**Exercise:** Leaving out all images, write out the records that follow exactly.

**Raw records:**
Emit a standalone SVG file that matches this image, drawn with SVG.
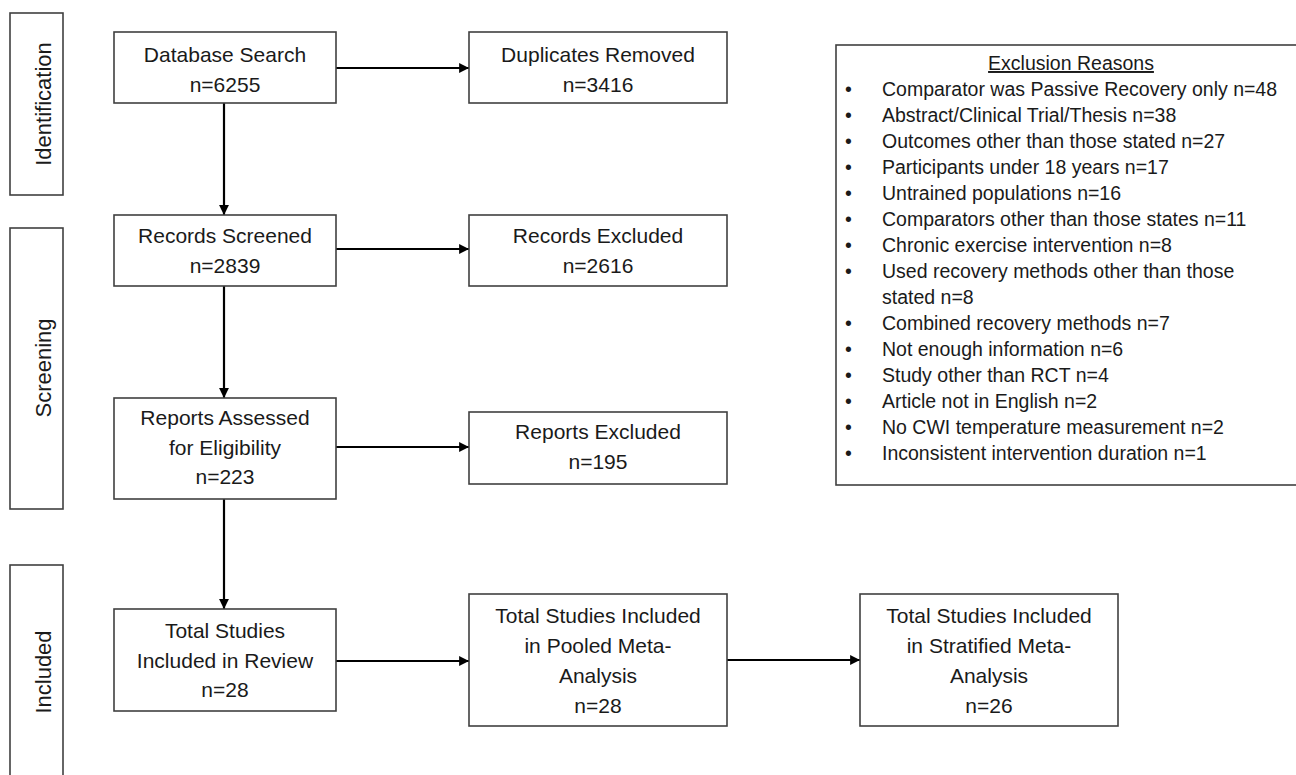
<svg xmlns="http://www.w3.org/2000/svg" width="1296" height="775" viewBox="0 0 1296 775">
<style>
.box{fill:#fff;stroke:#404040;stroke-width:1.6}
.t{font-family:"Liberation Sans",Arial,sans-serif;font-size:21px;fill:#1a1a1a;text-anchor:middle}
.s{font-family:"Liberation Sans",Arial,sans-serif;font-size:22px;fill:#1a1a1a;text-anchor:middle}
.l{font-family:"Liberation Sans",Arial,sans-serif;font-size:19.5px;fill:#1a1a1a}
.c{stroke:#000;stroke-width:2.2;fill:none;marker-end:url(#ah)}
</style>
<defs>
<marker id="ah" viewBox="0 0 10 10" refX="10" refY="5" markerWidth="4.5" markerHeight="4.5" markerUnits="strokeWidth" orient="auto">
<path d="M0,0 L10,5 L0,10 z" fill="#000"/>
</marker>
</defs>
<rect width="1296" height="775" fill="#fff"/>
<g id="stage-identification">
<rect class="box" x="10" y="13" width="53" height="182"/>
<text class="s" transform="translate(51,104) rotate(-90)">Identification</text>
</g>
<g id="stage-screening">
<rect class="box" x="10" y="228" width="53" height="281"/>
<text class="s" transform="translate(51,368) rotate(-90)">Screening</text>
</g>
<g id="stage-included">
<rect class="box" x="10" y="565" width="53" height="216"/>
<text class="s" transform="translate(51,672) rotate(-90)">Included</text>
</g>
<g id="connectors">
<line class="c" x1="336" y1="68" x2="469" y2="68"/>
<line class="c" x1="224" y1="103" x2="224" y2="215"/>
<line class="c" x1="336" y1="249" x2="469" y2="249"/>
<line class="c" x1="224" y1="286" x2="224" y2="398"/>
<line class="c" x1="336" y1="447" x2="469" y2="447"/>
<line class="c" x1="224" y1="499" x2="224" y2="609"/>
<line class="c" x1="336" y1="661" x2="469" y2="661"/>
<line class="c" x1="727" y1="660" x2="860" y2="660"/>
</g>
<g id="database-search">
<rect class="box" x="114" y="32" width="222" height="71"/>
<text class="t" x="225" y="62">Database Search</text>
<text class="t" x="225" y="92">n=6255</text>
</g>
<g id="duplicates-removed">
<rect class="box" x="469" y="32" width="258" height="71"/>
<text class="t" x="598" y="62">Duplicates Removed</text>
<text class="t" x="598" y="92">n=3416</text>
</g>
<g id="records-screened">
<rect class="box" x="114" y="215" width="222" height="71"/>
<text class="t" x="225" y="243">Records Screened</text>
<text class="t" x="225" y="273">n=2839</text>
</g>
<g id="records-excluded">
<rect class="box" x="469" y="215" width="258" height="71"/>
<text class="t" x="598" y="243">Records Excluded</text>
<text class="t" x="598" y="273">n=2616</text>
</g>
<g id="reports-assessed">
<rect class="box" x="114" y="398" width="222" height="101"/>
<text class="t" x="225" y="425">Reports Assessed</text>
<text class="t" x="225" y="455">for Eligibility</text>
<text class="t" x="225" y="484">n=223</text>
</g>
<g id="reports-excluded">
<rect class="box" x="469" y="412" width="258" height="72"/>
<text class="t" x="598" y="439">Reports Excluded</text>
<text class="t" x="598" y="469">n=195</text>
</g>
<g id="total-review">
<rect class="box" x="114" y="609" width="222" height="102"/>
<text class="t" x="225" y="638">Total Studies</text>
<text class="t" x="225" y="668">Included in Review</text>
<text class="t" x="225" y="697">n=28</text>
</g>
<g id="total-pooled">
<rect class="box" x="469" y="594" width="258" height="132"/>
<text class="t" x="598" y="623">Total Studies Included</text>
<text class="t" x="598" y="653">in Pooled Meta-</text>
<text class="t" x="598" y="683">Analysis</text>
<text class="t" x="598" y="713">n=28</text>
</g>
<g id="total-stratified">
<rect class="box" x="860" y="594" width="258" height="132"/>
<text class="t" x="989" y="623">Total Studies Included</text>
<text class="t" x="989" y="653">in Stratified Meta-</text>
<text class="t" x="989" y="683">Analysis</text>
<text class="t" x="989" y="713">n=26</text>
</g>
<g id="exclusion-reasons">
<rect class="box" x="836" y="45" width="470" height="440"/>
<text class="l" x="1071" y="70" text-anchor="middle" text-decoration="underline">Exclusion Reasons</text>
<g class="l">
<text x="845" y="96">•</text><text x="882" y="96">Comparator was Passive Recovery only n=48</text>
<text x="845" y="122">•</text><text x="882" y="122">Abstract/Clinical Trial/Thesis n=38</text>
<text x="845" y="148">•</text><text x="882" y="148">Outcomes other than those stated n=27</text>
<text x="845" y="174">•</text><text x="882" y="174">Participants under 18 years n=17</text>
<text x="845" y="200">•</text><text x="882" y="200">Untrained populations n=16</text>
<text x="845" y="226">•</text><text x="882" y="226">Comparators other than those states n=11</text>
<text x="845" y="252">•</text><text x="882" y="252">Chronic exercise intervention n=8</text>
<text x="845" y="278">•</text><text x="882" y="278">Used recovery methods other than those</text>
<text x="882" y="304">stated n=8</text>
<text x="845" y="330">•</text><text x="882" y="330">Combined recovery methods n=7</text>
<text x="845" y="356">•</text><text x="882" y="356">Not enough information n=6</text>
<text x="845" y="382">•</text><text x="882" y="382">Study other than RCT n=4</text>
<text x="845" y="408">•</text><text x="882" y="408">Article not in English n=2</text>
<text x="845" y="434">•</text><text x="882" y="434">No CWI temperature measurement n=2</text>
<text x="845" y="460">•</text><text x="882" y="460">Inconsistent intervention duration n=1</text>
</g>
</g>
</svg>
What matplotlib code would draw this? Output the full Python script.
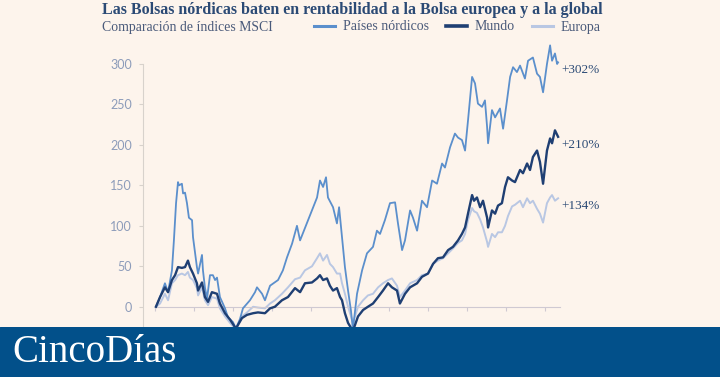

**Output for this exercise:**
Emit a standalone SVG file that matches this image, drawn with SVG.
<svg xmlns="http://www.w3.org/2000/svg" width="1296" height="775" viewBox="0 0 1296 775">
<style>
.box{fill:#fff;stroke:#404040;stroke-width:1.6}
.t{font-family:"Liberation Sans",Arial,sans-serif;font-size:21px;fill:#1a1a1a;text-anchor:middle}
.s{font-family:"Liberation Sans",Arial,sans-serif;font-size:22px;fill:#1a1a1a;text-anchor:middle}
.l{font-family:"Liberation Sans",Arial,sans-serif;font-size:19.5px;fill:#1a1a1a}
.c{stroke:#000;stroke-width:2.2;fill:none;marker-end:url(#ah)}
</style>
<defs>
<marker id="ah" viewBox="0 0 10 10" refX="10" refY="5" markerWidth="4.5" markerHeight="4.5" markerUnits="strokeWidth" orient="auto">
<path d="M0,0 L10,5 L0,10 z" fill="#000"/>
</marker>
</defs>
<rect width="1296" height="775" fill="#fff"/>
<g id="stage-identification">
<rect class="box" x="10" y="13" width="53" height="182"/>
<text class="s" transform="translate(51,104) rotate(-90)">Identification</text>
</g>
<g id="stage-screening">
<rect class="box" x="10" y="228" width="53" height="281"/>
<text class="s" transform="translate(51,368) rotate(-90)">Screening</text>
</g>
<g id="stage-included">
<rect class="box" x="10" y="565" width="53" height="216"/>
<text class="s" transform="translate(51,672) rotate(-90)">Included</text>
</g>
<g id="connectors">
<line class="c" x1="336" y1="68" x2="469" y2="68"/>
<line class="c" x1="224" y1="103" x2="224" y2="215"/>
<line class="c" x1="336" y1="249" x2="469" y2="249"/>
<line class="c" x1="224" y1="286" x2="224" y2="398"/>
<line class="c" x1="336" y1="447" x2="469" y2="447"/>
<line class="c" x1="224" y1="499" x2="224" y2="609"/>
<line class="c" x1="336" y1="661" x2="469" y2="661"/>
<line class="c" x1="727" y1="660" x2="860" y2="660"/>
</g>
<g id="database-search">
<rect class="box" x="114" y="32" width="222" height="71"/>
<text class="t" x="225" y="62">Database Search</text>
<text class="t" x="225" y="92">n=6255</text>
</g>
<g id="duplicates-removed">
<rect class="box" x="469" y="32" width="258" height="71"/>
<text class="t" x="598" y="62">Duplicates Removed</text>
<text class="t" x="598" y="92">n=3416</text>
</g>
<g id="records-screened">
<rect class="box" x="114" y="215" width="222" height="71"/>
<text class="t" x="225" y="243">Records Screened</text>
<text class="t" x="225" y="273">n=2839</text>
</g>
<g id="records-excluded">
<rect class="box" x="469" y="215" width="258" height="71"/>
<text class="t" x="598" y="243">Records Excluded</text>
<text class="t" x="598" y="273">n=2616</text>
</g>
<g id="reports-assessed">
<rect class="box" x="114" y="398" width="222" height="101"/>
<text class="t" x="225" y="425">Reports Assessed</text>
<text class="t" x="225" y="455">for Eligibility</text>
<text class="t" x="225" y="484">n=223</text>
</g>
<g id="reports-excluded">
<rect class="box" x="469" y="412" width="258" height="72"/>
<text class="t" x="598" y="439">Reports Excluded</text>
<text class="t" x="598" y="469">n=195</text>
</g>
<g id="total-review">
<rect class="box" x="114" y="609" width="222" height="102"/>
<text class="t" x="225" y="638">Total Studies</text>
<text class="t" x="225" y="668">Included in Review</text>
<text class="t" x="225" y="697">n=28</text>
</g>
<g id="total-pooled">
<rect class="box" x="469" y="594" width="258" height="132"/>
<text class="t" x="598" y="623">Total Studies Included</text>
<text class="t" x="598" y="653">in Pooled Meta-</text>
<text class="t" x="598" y="683">Analysis</text>
<text class="t" x="598" y="713">n=28</text>
</g>
<g id="total-stratified">
<rect class="box" x="860" y="594" width="258" height="132"/>
<text class="t" x="989" y="623">Total Studies Included</text>
<text class="t" x="989" y="653">in Stratified Meta-</text>
<text class="t" x="989" y="683">Analysis</text>
<text class="t" x="989" y="713">n=26</text>
</g>
<g id="exclusion-reasons">
<rect class="box" x="836" y="45" width="470" height="440"/>
<text class="l" x="1071" y="70" text-anchor="middle" text-decoration="underline">Exclusion Reasons</text>
<g class="l">
<text x="845" y="96">•</text><text x="882" y="96">Comparator was Passive Recovery only n=48</text>
<text x="845" y="122">•</text><text x="882" y="122">Abstract/Clinical Trial/Thesis n=38</text>
<text x="845" y="148">•</text><text x="882" y="148">Outcomes other than those stated n=27</text>
<text x="845" y="174">•</text><text x="882" y="174">Participants under 18 years n=17</text>
<text x="845" y="200">•</text><text x="882" y="200">Untrained populations n=16</text>
<text x="845" y="226">•</text><text x="882" y="226">Comparators other than those states n=11</text>
<text x="845" y="252">•</text><text x="882" y="252">Chronic exercise intervention n=8</text>
<text x="845" y="278">•</text><text x="882" y="278">Used recovery methods other than those</text>
<text x="882" y="304">stated n=8</text>
<text x="845" y="330">•</text><text x="882" y="330">Combined recovery methods n=7</text>
<text x="845" y="356">•</text><text x="882" y="356">Not enough information n=6</text>
<text x="845" y="382">•</text><text x="882" y="382">Study other than RCT n=4</text>
<text x="845" y="408">•</text><text x="882" y="408">Article not in English n=2</text>
<text x="845" y="434">•</text><text x="882" y="434">No CWI temperature measurement n=2</text>
<text x="845" y="460">•</text><text x="882" y="460">Inconsistent intervention duration n=1</text>
</g>
</g>
</svg>
What matplotlib code would draw this? Output the full Python script.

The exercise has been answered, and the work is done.